Ages ago, when I was actively playing I remember posting on the OF how outrageous I thought it was that when I went to see one of the Hobbit movies in the cinema, there was a trailer before the movie for an upcoming WoW expansion…but nothing for LotRO. The community manager chimed in and said that it’s just not worth the resources to do that sort of promotion.

I get the feeling that attitude hasn’t changed over the years.


Yes, this is weird. Some of the major content additions over the past years have released almost in secrecy.

Personally, I believe they found out, over time, that for whatever reason the approach of “just releasing” new content without much hype is what works best for the game. Possible reasons I could think of:

– tech of the game (both client and server side) is not up to the task of serving a huge release crowd. A hyped release with lots of folks coming in at the same time that is poorly received due to tech issues wouldn’t help the game in the long run.

– at this point, LOTRO is a long-tail game. People who are interested in such a relatively old game won’t lose interest in an update or expansion just because it has been out for a couple months. So in the long run they probably do not lose many sales by refraining from creating a huge release hype.

-the past years showed that the current dev team simply does not have the resources to release major new content without many bugs; having a release without much hype gives them more time to iron out the content.

So it seems they are basically doing “soft launches” for all new content, nowadays.
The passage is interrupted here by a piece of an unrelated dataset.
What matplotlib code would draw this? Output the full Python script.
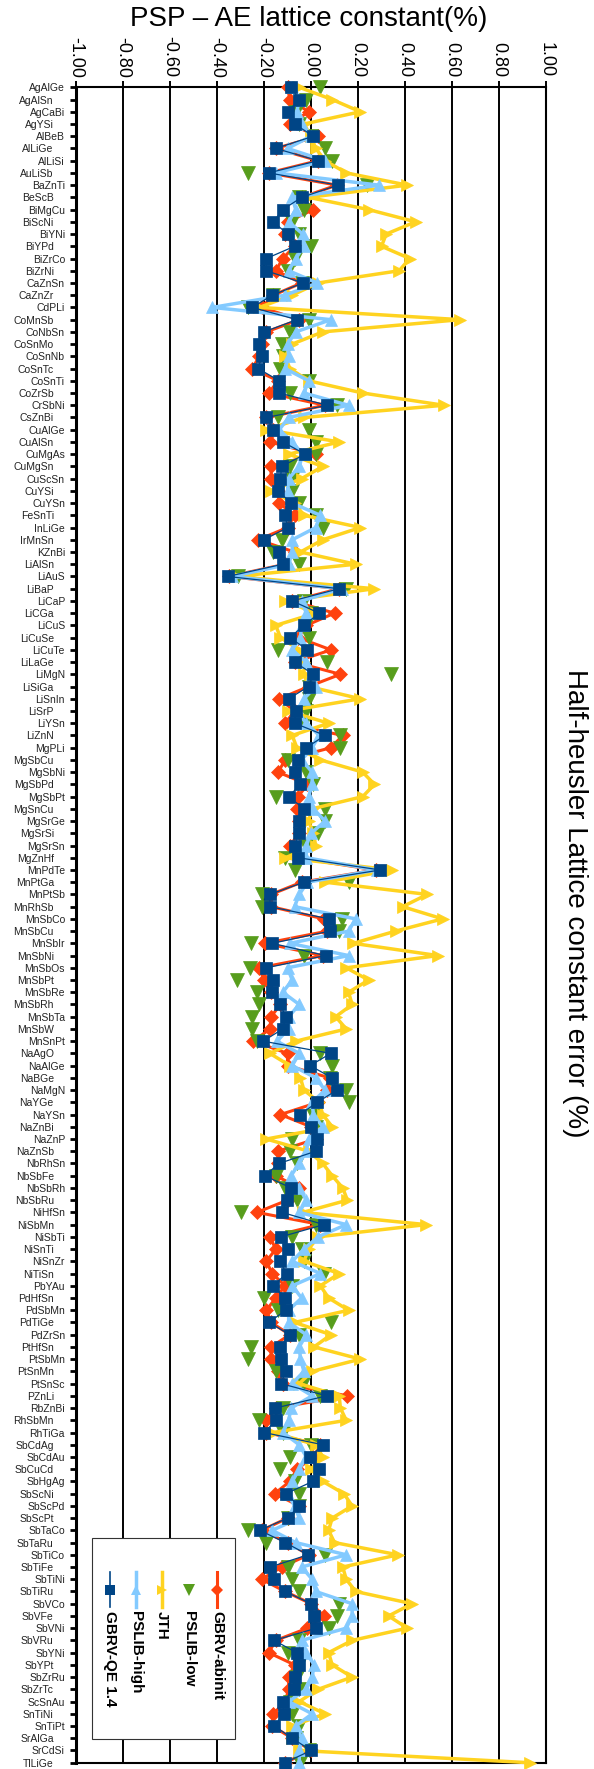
import numpy as np
import matplotlib
matplotlib.use("Agg")
import matplotlib.pyplot as plt
from matplotlib.patches import Rectangle

plt.rcParams['font.family'] = ['Liberation Sans', 'DejaVu Sans']

# Categories (top to bottom)
compounds = [
    "AgAlGe", "AgAlSn", "AgCaBi", "AgYSi", "AlBeB", "AlLiGe", "AlLiSi", "AuLiSb", "BaZnTi", "BeScB",
    "BiMgCu", "BiScNi", "BiYNi", "BiYPd", "BiZrCo", "BiZrNi", "CaZnSn", "CaZnZr", "CdPLi", "CoMnSb",
    "CoNbSn", "CoSnMo", "CoSnNb", "CoSnTc", "CoSnTi", "CoZrSb", "CrSbNi", "CsZnBi", "CuAlGe", "CuAlSn",
    "CuMgAs", "CuMgSn", "CuScSn", "CuYSi", "CuYSn", "FeSnTi", "InLiGe", "IrMnSn", "KZnBi", "LiAlSn",
    "LiAuS", "LiBaP", "LiCaP", "LiCGa", "LiCuS", "LiCuSe", "LiCuTe", "LiLaGe", "LiMgN", "LiSiGa",
    "LiSnIn", "LiSrP", "LiYSn", "LiZnN", "MgPLi", "MgSbCu", "MgSbNi", "MgSbPd", "MgSbPt", "MgSnCu",
    "MgSrGe", "MgSrSi", "MgSrSn", "MgZnHf", "MnPdTe", "MnPtGa", "MnPtSb", "MnRhSb", "MnSbCo", "MnSbCu",
    "MnSbIr", "MnSbNi", "MnSbOs", "MnSbPt", "MnSbRe", "MnSbRh", "MnSbTa", "MnSbW", "MnSnPt", "NaAgO",
    "NaAlGe", "NaBGe", "NaMgN", "NaYGe", "NaYSn", "NaZnBi", "NaZnP", "NaZnSb", "NbRhSn", "NbSbFe",
    "NbSbRh", "NbSbRu", "NiHfSn", "NiSbMn", "NiSbTi", "NiSnTi", "NiSnZr", "NiTiSn", "PbYAu", "PdHfSn",
    "PdSbMn", "PdTiGe", "PdZrSn", "PtHfSn", "PtSbMn", "PtSnMn", "PtSnSc", "PZnLi", "RbZnBi", "RhSbMn",
    "RhTiGa", "SbCdAg", "SbCdAu", "SbCuCd", "SbHgAg", "SbScNi", "SbScPd", "SbScPt", "SbTaCo", "SbTaRu",
    "SbTiCo", "SbTiFe", "SbTiNi", "SbTiRu", "SbVCo", "SbVFe", "SbVNi", "SbVRu", "SbYNi", "SbYPt",
    "SbZrRu", "SbZrTc", "ScSnAu", "SnTiNi", "SnTiPt", "SrAlGa", "SrCdSi", "TlLiGe",
]

gbrv_abinit = [
    -0.10, -0.09, -0.01, -0.09, 0.03, -0.15, 0.03, -0.18, 0.11, -0.04,
    0.01, -0.10, -0.11, -0.07, -0.12, -0.15, -0.04, -0.16, -0.21, -0.05,
    -0.19, -0.21, -0.22, -0.25, -0.14, -0.18, 0.06, -0.19, -0.16, -0.175,
    0.02, -0.17, -0.17, -0.14, -0.135, -0.07, -0.10, -0.225, -0.07, -0.11,
    -0.35, 0.12, -0.08, 0.10, -0.02, -0.055, 0.085, -0.07, 0.125, -0.01,
    -0.135, -0.07, -0.11, 0.135, 0.085, -0.11, -0.14, -0.015, -0.055, -0.06,
    -0.05, -0.05, -0.09, -0.06, 0.275, -0.04, -0.17, -0.17, 0.055, 0.07,
    -0.195, 0.05, -0.22, -0.20, -0.17, -0.13, -0.17, -0.175, -0.245, -0.10,
    -0.10, 0.08, 0.067, 0.03, -0.13, 0.0, 0.02, -0.14, -0.14, -0.15,
    -0.05, -0.10, -0.23, 0.04, -0.175, -0.15, -0.19, -0.165, -0.11, -0.15,
    -0.19, -0.17, -0.09, -0.17, -0.17, -0.14, -0.12, 0.155, -0.15, -0.19,
    -0.19, 0.04, 0.01, -0.06, -0.09, -0.155, -0.05, -0.10, -0.21, -0.10,
    -0.01, -0.125, -0.21, -0.11, 0.0, 0.055, -0.015, -0.15, -0.18, -0.07,
    -0.095, -0.095, -0.11, -0.16, -0.165, -0.08, 0.0, -0.11,
]

pslib_low = [
    0.04, -0.02, -0.065, -0.05, 0.0, 0.06, 0.09, -0.27, 0.24, -0.05,
    -0.03, -0.08, -0.05, 0.0, -0.07, -0.10, -0.04, -0.16, -0.27, -0.01,
    -0.09, -0.125, -0.12, -0.13, -0.01, -0.09, 0.11, -0.14, -0.01, 0.02,
    0.02, -0.09, -0.08, -0.08, -0.05, 0.02, 0.05, -0.125, -0.16, -0.05,
    -0.31, 0.15, -0.03, 0.0, -0.02, -0.01, -0.14, 0.07, 0.34, -0.01,
    -0.01, -0.02, -0.03, 0.125, 0.125, -0.10, -0.02, 0.01, -0.15, 0.06,
    0.06, 0.03, -0.02, -0.11, -0.07, 0.16, -0.21, -0.21, 0.13, 0.12,
    -0.255, -0.03, -0.26, -0.315, -0.23, -0.22, -0.25, -0.25, -0.23, 0.04,
    0.09, 0.08, 0.15, 0.16, 0.01, 0.02, -0.08, -0.09, -0.06, -0.15,
    -0.11, -0.06, -0.30, 0.02, -0.08, -0.04, -0.03, 0.055, -0.08, -0.20,
    -0.14, 0.085, -0.05, -0.255, -0.27, -0.15, -0.035, 0.04, -0.12, -0.22,
    -0.12, 0.0, -0.09, -0.13, -0.07, -0.05, -0.05, -0.10, -0.27, -0.19,
    0.06, -0.10, -0.08, -0.05, 0.12, 0.11, 0.075, -0.05, -0.10, -0.05,
    -0.06, -0.05, -0.09, -0.08, -0.05, -0.065, -0.01, -0.045,
]

jth = [
    -0.05, 0.09, 0.21, -0.03, 0.0, 0.02, 0.06, 0.15, 0.41, -0.01,
    0.245, 0.445, 0.32, 0.30, 0.42, 0.375, 0.03, -0.08, -0.22, 0.635,
    0.05, -0.08, -0.11, -0.09, -0.01, 0.22, 0.565, -0.03, -0.19, 0.12,
    -0.095, 0.05, -0.04, -0.17, -0.07, -0.03, 0.21, 0.05, -0.045, 0.19,
    -0.32, 0.27, -0.11, 0.02, -0.15, -0.13, -0.05, -0.03, -0.03, -0.01,
    0.21, -0.10, 0.075, -0.08, -0.06, 0.04, 0.22, 0.27, 0.22, 0.005,
    -0.01, 0.01, 0.02, -0.11, 0.345, 0.06, 0.495, 0.39, 0.56, 0.36,
    0.18, 0.54, 0.15, 0.245, 0.16, 0.175, 0.105, 0.15, -0.065, -0.175,
    -0.09, -0.045, -0.03, 0.035, 0.05, 0.09, -0.19, -0.01, 0.05, 0.09,
    0.135, 0.155, -0.035, 0.49, 0.03, -0.01, -0.03, 0.12, 0.04, 0.075,
    0.16, -0.07, 0.085, 0.013, 0.21, 0.005, -0.05, 0.12, 0.125, 0.15,
    -0.16, 0.02, 0.05, 0.0, 0.05, 0.14, 0.175, 0.09, 0.075, 0.10,
    0.37, 0.135, 0.15, 0.19, 0.43, 0.33, 0.41, 0.175, 0.075, 0.09,
    0.175, 0.03, -0.05, 0.06, -0.08, -0.08, -0.05, 0.93,
]

pslib_high = [
    -0.08, -0.05, -0.06, -0.04, 0.0, -0.10, 0.06, -0.15, 0.29, -0.08,
    -0.065, -0.095, -0.035, -0.03, -0.065, -0.095, 0.027, -0.11, -0.42, 0.085,
    -0.065, -0.10, -0.095, -0.11, -0.01, -0.03, 0.16, -0.095, -0.135, -0.08,
    -0.035, -0.05, -0.095, -0.10, -0.08, 0.04, 0.02, -0.08, -0.08, -0.095,
    -0.335, 0.13, -0.04, -0.02, -0.04, -0.045, -0.08, -0.02, 0.005, 0.02,
    -0.03, -0.06, -0.02, 0.035, 0.005, -0.04, 0.005, 0.005, -0.01, 0.01,
    0.06, 0.0, -0.02, -0.02, 0.28, -0.015, -0.05, -0.07, 0.19, 0.16,
    -0.09, 0.16, -0.10, -0.08, -0.12, -0.05, -0.095, -0.095, -0.145, -0.05,
    -0.08, 0.02, 0.06, 0.005, 0.01, 0.05, -0.01, -0.02, -0.05, -0.085,
    -0.05, -0.02, -0.05, 0.15, 0.03, -0.03, -0.08, 0.04, -0.08, -0.04,
    -0.095, -0.095, -0.02, -0.05, -0.045, -0.03, -0.08, 0.005, -0.085, -0.095,
    -0.12, -0.05, -0.02, -0.05, -0.08, -0.10, -0.07, -0.05, -0.165, -0.065,
    0.15, -0.04, 0.005, 0.02, 0.175, 0.175, 0.15, -0.04, -0.02, 0.013,
    0.005, -0.02, -0.095, 0.005, -0.065, -0.04, -0.05, -0.05,
]

gbrv_qe = [
    -0.085, -0.05, -0.10, -0.07, 0.01, -0.15, 0.03, -0.18, 0.115, -0.04,
    -0.12, -0.16, -0.10, -0.07, -0.19, -0.19, -0.035, -0.165, -0.25, -0.06,
    -0.20, -0.22, -0.21, -0.225, -0.135, -0.135, 0.07, -0.19, -0.16, -0.12,
    -0.025, -0.125, -0.13, -0.14, -0.085, -0.11, -0.10, -0.20, -0.137, -0.12,
    -0.355, 0.12, -0.08, 0.035, -0.03, -0.09, -0.015, -0.07, 0.01, -0.01,
    -0.095, -0.065, -0.07, 0.06, -0.02, -0.055, -0.07, -0.045, -0.095, -0.03,
    -0.05, -0.05, -0.07, -0.055, 0.295, -0.03, -0.175, -0.175, 0.077, 0.08,
    -0.165, 0.062, -0.19, -0.162, -0.165, -0.13, -0.108, -0.12, -0.204, 0.084,
    -0.004, 0.09, 0.11, 0.027, -0.048, 0.0, 0.024, 0.02, -0.136, -0.197,
    -0.085, -0.104, -0.123, 0.055, -0.128, -0.096, -0.133, -0.104, -0.162, -0.11,
    -0.108, -0.179, -0.09, -0.133, -0.128, -0.108, -0.128, 0.067, -0.152, -0.148,
    -0.20, 0.05, -0.004, 0.034, 0.007, -0.106, -0.051, -0.10, -0.218, -0.11,
    -0.013, -0.174, -0.157, -0.11, 0.0, 0.013, 0.023, -0.157, -0.061, -0.052,
    -0.068, -0.071, -0.12, -0.116, -0.156, -0.08, 0.0, -0.11,
]

x_ticks = [-1.0, -0.8, -0.6, -0.4, -0.2, 0.0, 0.2, 0.4, 0.6, 0.8, 1.0]
x_tick_labels = ["-1.00", "-0.80", "-0.60", "-0.40", "-0.20", "0.00",
                 "0.20", "0.40", "0.60", "0.80", "1.00"]

# series styles: name, data, color, marker, linewidth, markersize
series = [
    ("GBRV-abinit", gbrv_abinit, "#FF420E", "D", 2.2, 7),
    ("PSLIB-low", pslib_low, "#579D1C", "v", 0, 10),
    ("JTH", jth, "#FFD320", ">", 2.5, 9),
    ("PSLIB-high", pslib_high, "#83CAFF", "^", 2.5, 9),
    ("GBRV-QE 1.4", gbrv_qe, "#004586", "s", 0.9, 8.5),
]

W, H = 594, 1769
fig = plt.figure(figsize=(W / 100, H / 100), dpi=100)
top_px, bot_px, left_px, right_px = 87.3, 1762.7, 76, 546
ax = fig.add_axes([left_px / W, 1 - bot_px / H, (right_px - left_px) / W, (bot_px - top_px) / H])

pos = np.arange(len(compounds))
for z, (name, vals, col, mk, lw, ms) in enumerate(series):
    ax.plot(vals, pos, color=col, lw=lw, linestyle='-' if lw > 0 else 'none',
            marker=mk, markersize=ms, markerfacecolor=col, markeredgecolor=col,
            markeredgewidth=0.5, clip_on=False, zorder=3 + z)

ax.set_xlim(-1, 1)
ax.set_ylim(len(compounds) - 1, 0)

ax.xaxis.tick_top()
ax.set_xticks(x_ticks)
ax.set_xticklabels(x_tick_labels)
ax.tick_params(axis='x', top=True, bottom=False, length=4, width=1.4, pad=3,
               labelsize=13, labelrotation=-90)
ax.grid(axis='x', color='black', lw=1.4, zorder=1)

ax.set_yticks(pos)
ax.set_yticklabels(compounds)
ax.tick_params(axis='y', length=4.5, width=2, labelsize=7.5, labelcolor='#222222')
for i, t in enumerate(ax.yaxis.get_major_ticks()):
    t.set_pad(3.5 if i % 2 == 0 else 11.5)

for s in ['left']:
    ax.spines[s].set_linewidth(2.2)
for s in ['top', 'bottom', 'right']:
    ax.spines[s].set_linewidth(1.5)

fig.text(309 / W, 1 - 19 / H, "PSP \u2013 AE lattice constant(%)", fontsize=20,
         ha='center', va='center')
fig.text(575 / W, 1 - 903 / H, "Half-heusler Lattice constant error (%)", fontsize=20,
         rotation=-90, ha='center', va='center')

# rotated legend drawn by hand in pixel coordinates
ov = fig.add_axes([0, 0, 1, 1])
ov.set_xlim(0, W)
ov.set_ylim(H, 0)
ov.axis('off')
ov.add_patch(Rectangle((92, 1538), 143, 201, facecolor='white', edgecolor='#333333', lw=0.8))
leg_x = {"GBRV-QE 1.4": 110, "PSLIB-high": 136, "JTH": 162, "PSLIB-low": 189, "GBRV-abinit": 217}
for name, vals, col, mk, lw, ms in series:
    x = leg_x[name]
    if lw > 0:
        ov.plot([x, x], [1572, 1607], color=col, lw=max(lw, 1.2))
    ov.plot([x], [1590], marker=mk, color=col, markersize=ms * 0.85, markeredgewidth=0)
    ov.text(x, 1611, name, rotation=-90, ha='center', va='top', fontsize=11,
            fontweight='bold')

fig.savefig("out.png", dpi=100)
And considering the state of the game’s tech and the resources they have available, this might not be a bad idea, actually.


These are really great points. I’d also guess that they lack a cohesive marketing department. They’ve probably already done a cost-benefit analysis a long time ago and already reached the conclusion that the resources they have would be better put to use into actually developing their game and paying their bills.

Also, seeing as everyone and their mother complains about how dated the game looks and feels (something I really don’t care much about) it’s probably a better course of action to continue servicing their current loyal player base than to further invite criticism by people who’ve never even played the game before. There’s already more than enough youtube videos featuring some aspiring MMO youtuber bashing the game’s presentation when they’ve hardly left the starting area.